La porte claqua dans le silence et Ruggieri leva la tête. Richard Valence traversait la salle. C’était une salle carrelée où tout résonnait.

— Vous arrivez trop tard, dit Ruggieri. Elle vient de repartir.

— Réaction ?

— De la raideur et un certain effroi. Corps tendu, équilibre chancelant, tremblement des doigts et des lèvres, voix rauque, deux cigarettes. Aucun défi, simplement un effort pour rester droite. Elle était très belle.

— Est-ce que ça a de l’importance ? coupa Valence.

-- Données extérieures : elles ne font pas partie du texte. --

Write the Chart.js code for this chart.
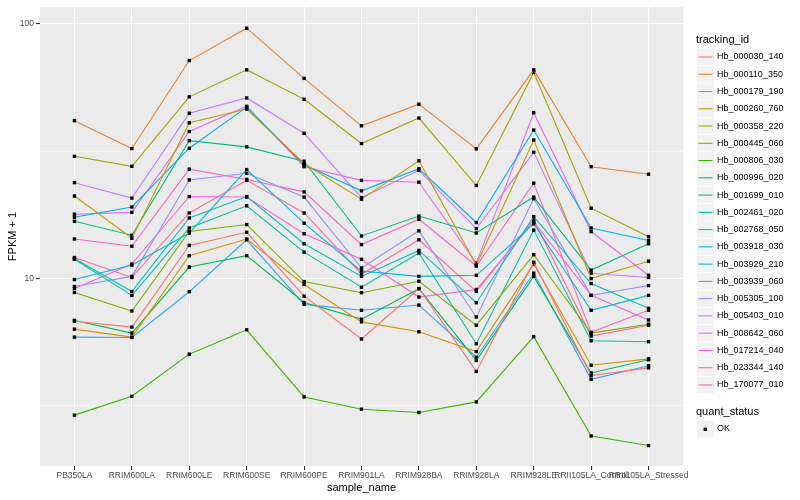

— À mon sens, ça en a une énorme, répondit Ruggieri avec brutalité.

— Ah oui ?

Valence écarta le drap d’une main brusque. Ce visage était éprouvant à regarder.

— Des hommes ont dû devenir cinglés pour elle, dit Ruggieri.

— Et après ?

— Après ils peuvent tuer.

Valence haussa les épaules. Ruggieri l’observait sans rien dire.

— Qu’est-ce qu’il y a, Ruggieri ? Vous cherchez à voir si, moi aussi, ce visage horrible me fait trembler ? Ça vous apprendrait quoi ? Voici ma main, si ça vous amuse. Examinez-la aussi longtemps que ça vous plaira…

— Je vous en prie, monsieur Valence. On ne va pas jouer à ça entre nous. Vous êtes résistant, personne n’en doute.

— C’est une erreur, Ruggieri. Je suis détaché, c’est tout. Quant à Laura Valhubert, que ses doigts tremblent ou non ne change rien : cela ne fait que nous apprendre qu’elle n’est pas détachée. Mais il ne faut pas confondre l’émotion avec la fragilité, et la fragilité avec l’innocence. Vous comprenez, Ruggieri ? Il arrive aussi que les loups tremblent.

— Pourquoi dites-vous tout ça ?

— À titre général et parce qu’en l’espace de quelques minutes silencieuses, elle vous a déjà perturbé. Je vous mets en garde contre vous-même, c’est tout. Il s’agit d’un meurtre. Femme éternelle ou pas femme éternelle.

— Elle était en France, dit Ruggieri en durcissant le ton.

Ce n’était tout de même pas ce type débarqué du matin qui allait lui donner des leçons de vigilance sur les flics et les femmes éternelles.